I’m going to find some Urban Kiz.
A few more exciting things happening in my life:
I just finished running a month-long trip with a group of 16 North American teenagers in Berlin. This marks 15 full years of Unschool Adventures trips.
I discarded my idea for a teen trip in the United Kingdom. It would have been very pricey and brought me too close to “trips for rich kids only” territory. For now, I’ve earned enough monetary dividends; it’s time to cash in my time dividends.
I’m considering staying in Europe, probably Germany, for a whole year beginning Spring 2024. The last time I stayed put for this long was a full decade ago! I look forward to the great things can only happen with a longer-term homebase.
In December I’m leading my first-ever series of dance and connection workshops in Freiburg, Germany.
Soon, 350 copies of Do What You Love and Die Trying will ship to US addresses. This is the memoir-manifesto that I began crafting in 2017, rewrote in 2021, and recently completed and funded with a Kickstarter (details).
I’m scheming an online group coaching program for self-directed teens. Mentoring, inspiring, and provoking are my favorite roles to play in the lives of teenagers, and I’d love to keep it up while abroad.
Tschüss,
—Blake
[The phrase “Life is Either a Daring Adventure or Nothing at All” is attributed to Helen Keller, though she never used the words “at all.”]
I typically don't find partner dance interesting, but Urban Kiz looks amazing! Another banger, thanks Blake!

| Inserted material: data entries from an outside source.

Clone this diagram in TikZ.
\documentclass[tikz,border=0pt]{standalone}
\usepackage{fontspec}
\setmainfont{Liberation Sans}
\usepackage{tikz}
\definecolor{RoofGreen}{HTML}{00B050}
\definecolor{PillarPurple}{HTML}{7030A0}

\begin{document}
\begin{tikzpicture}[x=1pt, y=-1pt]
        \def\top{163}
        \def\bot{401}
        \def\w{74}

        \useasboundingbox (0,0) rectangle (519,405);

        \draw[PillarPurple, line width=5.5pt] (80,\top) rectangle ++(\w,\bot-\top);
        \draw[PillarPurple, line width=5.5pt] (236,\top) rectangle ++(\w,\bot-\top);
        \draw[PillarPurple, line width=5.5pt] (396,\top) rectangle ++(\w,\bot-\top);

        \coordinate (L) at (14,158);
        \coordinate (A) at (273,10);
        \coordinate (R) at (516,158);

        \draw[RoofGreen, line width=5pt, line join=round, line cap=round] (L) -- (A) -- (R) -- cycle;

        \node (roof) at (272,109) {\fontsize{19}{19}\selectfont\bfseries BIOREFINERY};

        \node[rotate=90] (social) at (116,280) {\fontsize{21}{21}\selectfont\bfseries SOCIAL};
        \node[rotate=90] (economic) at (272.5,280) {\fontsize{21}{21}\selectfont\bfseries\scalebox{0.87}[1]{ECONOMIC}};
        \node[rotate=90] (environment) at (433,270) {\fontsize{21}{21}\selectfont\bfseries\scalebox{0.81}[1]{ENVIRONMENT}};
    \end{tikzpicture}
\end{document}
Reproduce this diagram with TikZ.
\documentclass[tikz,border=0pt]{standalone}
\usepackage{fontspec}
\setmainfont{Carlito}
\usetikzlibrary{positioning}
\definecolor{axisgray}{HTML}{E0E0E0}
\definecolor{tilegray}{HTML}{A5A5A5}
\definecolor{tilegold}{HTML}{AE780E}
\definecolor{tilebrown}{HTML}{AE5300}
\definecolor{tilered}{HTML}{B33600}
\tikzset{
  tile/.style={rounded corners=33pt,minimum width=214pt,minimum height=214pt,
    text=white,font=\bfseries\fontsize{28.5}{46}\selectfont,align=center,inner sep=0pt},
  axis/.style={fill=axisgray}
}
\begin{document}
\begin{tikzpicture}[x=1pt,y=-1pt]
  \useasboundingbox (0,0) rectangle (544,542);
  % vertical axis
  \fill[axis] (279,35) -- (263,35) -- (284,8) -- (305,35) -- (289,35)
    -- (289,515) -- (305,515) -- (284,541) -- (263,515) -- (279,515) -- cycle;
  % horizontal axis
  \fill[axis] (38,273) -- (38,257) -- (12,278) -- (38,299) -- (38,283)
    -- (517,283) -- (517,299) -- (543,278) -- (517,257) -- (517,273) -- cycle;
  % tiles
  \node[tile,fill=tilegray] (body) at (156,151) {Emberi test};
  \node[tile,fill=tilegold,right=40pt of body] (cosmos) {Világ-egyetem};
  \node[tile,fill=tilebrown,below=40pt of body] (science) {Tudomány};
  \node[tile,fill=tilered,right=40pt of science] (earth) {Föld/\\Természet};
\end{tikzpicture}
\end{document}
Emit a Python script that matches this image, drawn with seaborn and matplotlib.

"Today, we increasingly understand and accept neurodivergence in children. What about adults? Can some of us live our lives in the seemingly irrational pursuit of excitement and adventure, as long as we’re not hurting anyone along the way? Can we agree that many different personalities and priorities are necessary for a rich, thriving society? Can we support young people in spending time not just with adults who value safety and order, but also those who prize calculated risk-taking, those who talk seriously about ecstasy and transcendance, and those for whom the messy, visceral experience of life—such as learning a new partner dance in a sweaty basement in Berlin—is exactly what makes it worthwhile?"